Day 2 was the best run of the trip, at a 6.5 min/k pace, with
less than 30 seconds time lost, I suppose. Speed was king, so I
dropped a couple of places but only by seconds. I don't know
what to make of this area/map -- seems like the sort of place
where if you get lost, you'll be lost for a month, but it also
seems really easy (almost trivial) to keep contact. Perhaps that
is a by product of extra concentration due to the high penalties
for getting lost. Route choice doesn't seem an issue, as there
are no major obstacles -- it seems to consist of find the clear
fast areas at the micro level, tho I did lose time of route
choice on #13 by not visualizing the costs of going left vs
right correctly.
The course setting seemed more enjoyable than last time at
APOC. This seems the one map on the planet where you can
compare your time per K to the previous time you ran there
without regard to course setting differences.
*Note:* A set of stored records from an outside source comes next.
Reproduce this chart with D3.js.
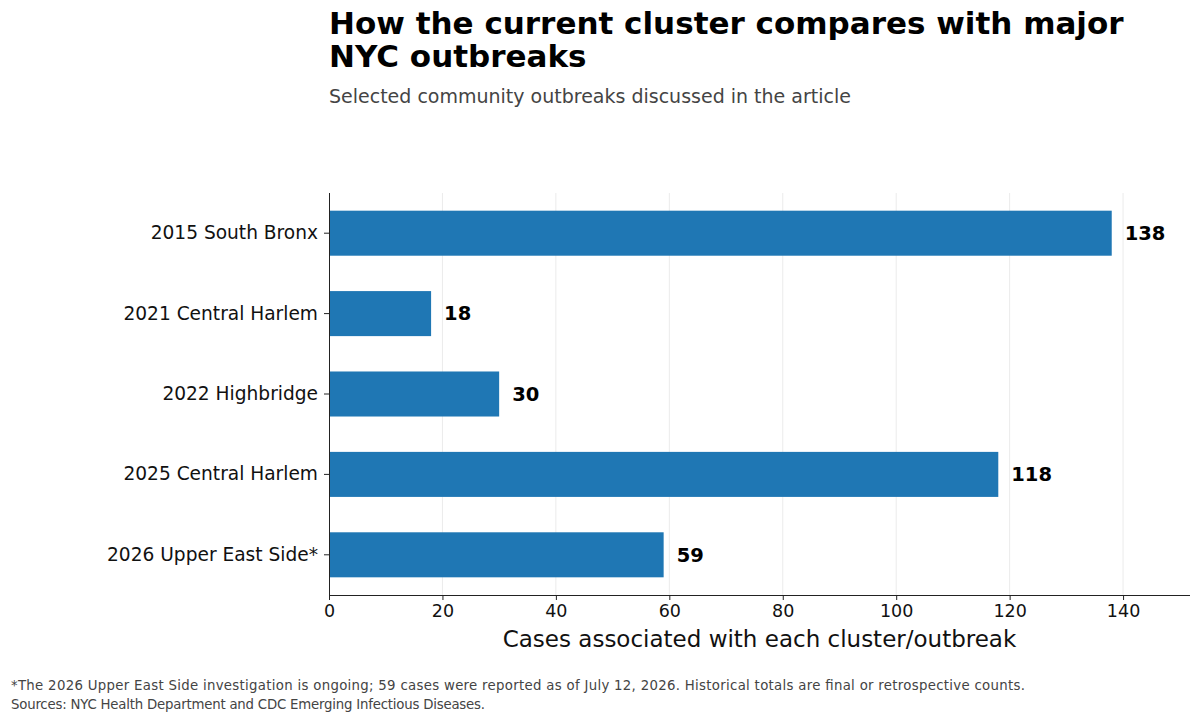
<!DOCTYPE html>
<html>
<head>
<meta charset="utf-8">
<script src="https://cdn.jsdelivr.net/npm/d3@7"></script>
<style>
  body { margin: 0; background: #fff; }
  svg text { font-family: "DejaVu Sans", sans-serif; }
</style>
</head>
<body>
<div class="container"></div>
<script>
const WIDTH = 1200;
const HEIGHT = 721;

var categories = [
  '2015 South Bronx',
  '2021 Central Harlem',
  '2022 Highbridge',
  '2025 Central Harlem',
  '2026 Upper East Side*'
];
var cases = [138, 18, 30, 118, 59];
var xTicks = [0, 20, 40, 60, 80, 100, 120, 140];

var titleLines = ['How the current cluster compares with major', 'NYC outbreaks'];
var subtitle = 'Selected community outbreaks discussed in the article';
var xLabel = 'Cases associated with each cluster/outbreak';
var notes = [
  '*The 2026 Upper East Side investigation is ongoing; 59 cases were reported as of July 12, 2026. Historical totals are final or retrospective counts.',
  'Sources: NYC Health Department and CDC Emerging Infectious Diseases.'
];

var plot = {left: 329, right: 1190, top: 193, bottom: 595};
var noteWidths = [1014, 474];

var translate = function(x, y){
  return 'translate(' + x + ',' + y + ')';
};

var svg = d3.select('.container').append('svg')
  .attr('width', WIDTH)
  .attr('height', HEIGHT);

var xScale = d3.scaleLinear()
  .domain([0, d3.max(cases) * 1.1])
  .range([plot.left, plot.right]);

var yScale = d3.scaleBand()
  .domain(categories)
  .range([plot.top, plot.bottom])
  .padding(0);

var barH = yScale.bandwidth() * 0.56;

// grid
svg.append('g').selectAll('line')
  .data(xTicks.slice(1))
  .enter().append('line')
  .attr('x1', function(d){ return xScale(d); })
  .attr('x2', function(d){ return xScale(d); })
  .attr('y1', plot.top)
  .attr('y2', plot.bottom)
  .attr('stroke', '#ebebeb')
  .attr('stroke-width', 1);

// bars
svg.append('g').selectAll('rect')
  .data(categories)
  .enter().append('rect')
  .attr('x', xScale(0))
  .attr('y', function(d){ return yScale(d) + (yScale.bandwidth() - barH) / 2; })
  .attr('width', function(d, i){ return xScale(cases[i]) - xScale(0); })
  .attr('height', barH)
  .attr('fill', '#1f77b4');

// value labels
svg.append('g').selectAll('text')
  .data(categories)
  .enter().append('text')
  .attr('x', function(d, i){ return xScale(cases[i]) + 13; })
  .attr('y', function(d){ return yScale(d) + yScale.bandwidth() / 2; })
  .attr('dy', '0.35em')
  .attr('font-size', 19.5)
  .attr('font-weight', 'bold')
  .attr('fill', '#000')
  .text(function(d, i){ return cases[i]; });

// axes
var xAxis = d3.axisBottom(xScale).tickValues(xTicks).tickSize(5).tickPadding(5);
var gx = svg.append('g')
  .attr('transform', translate(0, plot.bottom))
  .call(xAxis);
gx.select('.domain').attr('d', 'M' + plot.left + ',0.5H' + plot.right).attr('stroke', '#222');
gx.selectAll('.tick line').attr('stroke', '#222');
gx.selectAll('.tick text').attr('font-size', 17.5).attr('fill', '#111')
  .style('font-family', '"DejaVu Sans", sans-serif');

var yAxis = d3.axisLeft(yScale).tickSize(5).tickPadding(6);
var gy = svg.append('g')
  .attr('transform', translate(plot.left, 0))
  .call(yAxis);
gy.select('.domain').attr('d', 'M0.5,' + plot.top + 'V' + plot.bottom).attr('stroke', '#222');
gy.selectAll('.tick line').attr('stroke', '#222');
gy.selectAll('.tick text').attr('font-size', 18.6).attr('fill', '#111')
  .style('font-family', '"DejaVu Sans", sans-serif');

// x label
svg.append('text')
  .attr('x', (plot.left + plot.right) / 2)
  .attr('y', 647)
  .attr('text-anchor', 'middle')
  .attr('font-size', 23)
  .attr('fill', '#111')
  .text(xLabel);

// title + subtitle
svg.append('g').selectAll('text')
  .data(titleLines)
  .enter().append('text')
  .attr('x', 329)
  .attr('y', function(d, i){ return 34 + i * 33; })
  .attr('font-size', 31)
  .attr('font-weight', 'bold')
  .attr('fill', '#000')
  .text(function(d){ return d; });

svg.append('text')
  .attr('x', 329)
  .attr('y', 103)
  .attr('font-size', 19)
  .attr('fill', '#444')
  .text(subtitle);

// footnotes
svg.append('g').selectAll('text')
  .data(notes)
  .enter().append('text')
  .attr('x', 11)
  .attr('y', function(d, i){ return 690 + i * 19; })
  .attr('font-size', 13.3)
  .attr('fill', '#444')
  .attr('textLength', function(d, i){ return noteWidths[i]; })
  .attr('lengthAdjust', 'spacing')
  .text(function(d){ return d; });
</script>
</body>
</html>
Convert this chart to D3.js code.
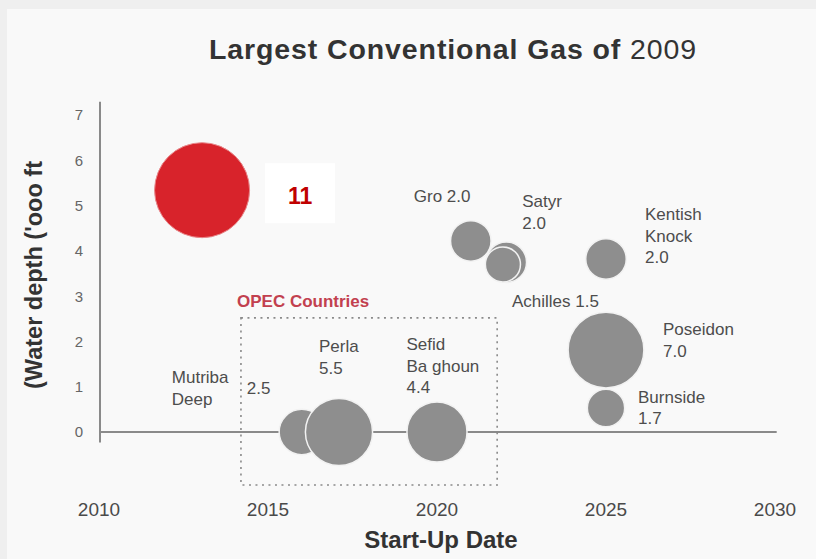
<!DOCTYPE html>
<html>
<head>
<meta charset="utf-8">
<script src="https://cdn.jsdelivr.net/npm/d3@7"></script>
<style>
  html, body { margin: 0; padding: 0; background: #efefef; }
  svg { display: block; font-family: "Liberation Sans", Arial, sans-serif; }
</style>
</head>
<body>
<div id="chart"></div>
<script>
// Gas fields: start-up year, water depth ('000 ft) and reserves (bubble size)
var fieldNames = ["Largest", "Mutriba Deep", "Perla", "Sefid Ba ghoun", "Gro", "Satyr", "Achilles", "Kentish Knock", "Poseidon", "Burnside"];
var startYears = [2013.05, 2016.0, 2017.1, 2020.0, 2021.0, 2022.05, 2021.95, 2025.0, 2025.0, 2025.0];
var waterDepth = [5.34, 0, 0, 0, 4.22, 3.75, 3.7, 3.82, 1.81, 0.53];
var reserves = [11, 2.5, 5.5, 4.4, 2.0, 2.0, 1.5, 2.0, 7.0, 1.7];
var labelLines = [
    ["11"],
    ["Mutriba", "Deep"],
    ["Perla", "5.5"],
    ["Sefid", "Ba ghoun", "4.4"],
    ["Gro 2.0"],
    ["Satyr", "2.0"],
    ["Achilles 1.5"],
    ["Kentish", "Knock", "2.0"],
    ["Poseidon", "7.0"],
    ["Burnside", "1.7"]
];
var xTicks = [2010, 2015, 2020, 2025, 2030];
var yTicks = [0, 1, 2, 3, 4, 5, 6, 7];
// OPEC dashed box corners in data units: [year from, year to, depth top, depth bottom]
var opecBox = [2014.2, 2021.78, 2.52, -1.17];

var W = 816, H = 559;

var svg = d3.select("#chart").append("svg")
    .attr('width', W)
    .attr('height', H);

// panel
svg.append("rect")
    .attr('x', 7).attr('y', 9)
    .attr('width', W - 7).attr('height', H - 9)
    .attr('fill', '#f9f9f9');

// scales
var x = d3.scaleLinear().domain([2010, 2030]).range([99, 775]);
var y = d3.scaleLinear().domain([0, 7]).range([432, 115]);
var r = d3.scaleSqrt().domain([0, 11]).range([0, 47.5]);

// title
var title = svg.append("text")
    .attr('x', 453).attr('y', 59)
    .attr('text-anchor', 'middle')
    .attr('fill', '#333')
    .style('font-size', '28.5px')
    .style('letter-spacing', '0.9px');
title.append("tspan").style('font-weight', 'bold').text("Largest Conventional Gas of ");
title.append("tspan").text("2009");

// axes lines
var axisColor = '#8a8a8a';
svg.append("line")
    .attr('x1', x(2010) + 1).attr('x2', x(2010) + 1)
    .attr('y1', y(7.29)).attr('y2', y(-0.23))
    .attr('stroke', axisColor).attr('stroke-width', 2);
svg.append("line")
    .attr('x1', x(2010) + 1).attr('x2', x(2030.05))
    .attr('y1', y(0)).attr('y2', y(0))
    .attr('stroke', axisColor).attr('stroke-width', 2);

// y tick labels
svg.append("g").selectAll("text")
    .data(yTicks)
    .enter().append("text")
    .attr('x', 79)
    .attr('y', function(d) { return y(d); })
    .attr('dy', '0.36em')
    .attr('text-anchor', 'middle')
    .attr('fill', '#666')
    .style('font-size', '15px')
    .text(function(d) { return d; });

// x tick labels sit at the bottom, well below the zero line
svg.append("g").selectAll("text")
    .data(xTicks)
    .enter().append("text")
    .attr('x', function(d) { return x(d); })
    .attr('y', 516)
    .attr('text-anchor', 'middle')
    .attr('fill', '#4a4a4a')
    .style('font-size', '19px')
    .text(function(d) { return d; });

// axis titles
svg.append("text")
    .attr('transform', 'translate(42,275) rotate(-90)')
    .attr('text-anchor', 'middle')
    .attr('fill', '#333')
    .style('font-size', '23.5px')
    .style('font-weight', 'bold')
    .text("(Water depth ('ooo ft");

svg.append("text")
    .attr('x', 441).attr('y', 548)
    .attr('text-anchor', 'middle')
    .attr('fill', '#333')
    .style('font-size', '24px')
    .style('font-weight', 'bold')
    .text("Start-Up Date");

// OPEC box
svg.append("rect")
    .attr('x', x(opecBox[0]))
    .attr('y', y(opecBox[2]))
    .attr('width', x(opecBox[1]) - x(opecBox[0]))
    .attr('height', y(opecBox[3]) - y(opecBox[2]))
    .attr('fill', 'none')
    .attr('stroke', '#8a8a8a')
    .attr('stroke-width', 1.6)
    .attr('stroke-dasharray', '2,4.5');

svg.append("text")
    .attr('x', 237).attr('y', 307)
    .attr('fill', '#c2404f')
    .style('font-size', '17px')
    .style('font-weight', 'bold')
    .text("OPEC Countries");

// build field rows
var fields = fieldNames.map(function(n, i) {
    return {name: n, year: startYears[i], depth: waterDepth[i], size: reserves[i], lines: labelLines[i]};
});

// bubbles
svg.append("g").selectAll("circle")
    .data(fields)
    .enter().append("circle")
    .attr('cx', function(d) { return x(d.year); })
    .attr('cy', function(d) { return y(d.depth); })
    .attr('r', function(d) { return r(d.size); })
    .attr('fill', function(d, i) { return i === 0 ? '#d8232b' : '#8e8e8e'; })
    .attr('stroke', function(d, i) { return i === 0 ? '#e8898c' : '#f2f2f2'; })
    .attr('stroke-width', function(d, i) { return i === 0 ? 1 : 1.5; });

// label offsets from each bubble centre (px)
var labelOffset = [
    {dx: 98, dy: 14, anchor: 'middle'},
    {dx: -130, dy: -49},
    {dx: -20, dy: -80},
    {dx: -30.5, dy: -82},
    {dx: -57, dy: -39},
    {dx: 16, dy: -55},
    {dx: 9, dy: 43},
    {dx: 39, dy: -39},
    {dx: 57, dy: -15},
    {dx: 32, dy: -5}
];

// white box behind the big number
var big = fields[0];
svg.append("rect")
    .attr('x', x(big.year) + 63)
    .attr('y', y(big.depth) - 27)
    .attr('width', 70).attr('height', 60)
    .attr('fill', '#ffffff');

var labels = svg.append("g");
fields.forEach(function(d, i) {
    var o = labelOffset[i];
    var t = labels.append("text")
        .attr('x', x(d.year) + o.dx)
        .attr('y', y(d.depth) + o.dy)
        .attr('text-anchor', o.anchor || 'start')
        .attr('fill', i === 0 ? '#c00000' : '#4d4d4d')
        .style('font-size', i === 0 ? '23px' : '17px')
        .style('font-weight', i === 0 ? 'bold' : 'normal');
    d.lines.forEach(function(line, k) {
        t.append("tspan")
            .attr('x', x(d.year) + o.dx)
            .attr('dy', k === 0 ? 0 : 21.5)
            .text(line);
    });
});

// Mutriba's value sits apart, inside the OPEC box edge
labels.append("text")
    .attr('x', x(fields[1].year) - 55)
    .attr('y', y(fields[1].depth) - 38)
    .attr('fill', '#4d4d4d')
    .style('font-size', '17px')
    .text(reserves[1].toFixed(1));
</script>
</body>
</html>
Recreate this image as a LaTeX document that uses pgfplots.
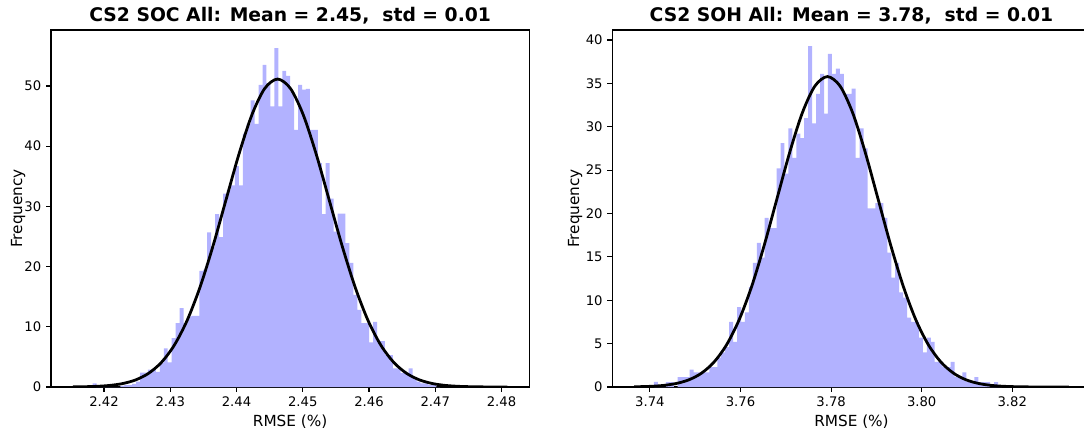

Last time ('02),
I ran 6.91 min/k here, also being clean. Even tho I think
my trail running speed has gotten slower in the past 3 years,
I think my O speed has gotten faster. OTOH, it was around
37 degrees last time (but not humid), and 13 or so this time.
I tend to think I'm not affect by heat too much, but perhaps
it is more likely that my slower speed three years ago is
explained by the heat, and an improvement in O speed is wishful
thinking ...
Day 3 was also a unique area, badlands and hoodoos on the
side of a valley cut by the Red Deer river. I felt I orienteered
pretty well, but was not happy with my time or result. I felt
pretty fast despite it being the 6th day of racing, but I think
my competition was recovering faster than I was.
Route choice was also more of a key here, and I think I made too
many gambles trying to cut thru the green, which was nastier
than the other days. It was also more spread than mapped, and
I was in it when I expected I'd be able to get around it, and it
also seemed thicker when I thought I had the narrow ways picked
out to cut thru. Could not find the mapped trails thru it.
But moving up thru the badlands was interesting, and it was
a thoroughly enjoyable course. Would have been downright
dangerous, tho, had it been muddy, as the whole area was
simply dried mud. #10 was top of a hoodoo, which was kinda
cool -- not sure of my route choice on this leg -- was happy
with it, but split shows otherwise ...
Again, a pleasure to go three days without any mishung controls,
and no real map (or other) problems that I can recall.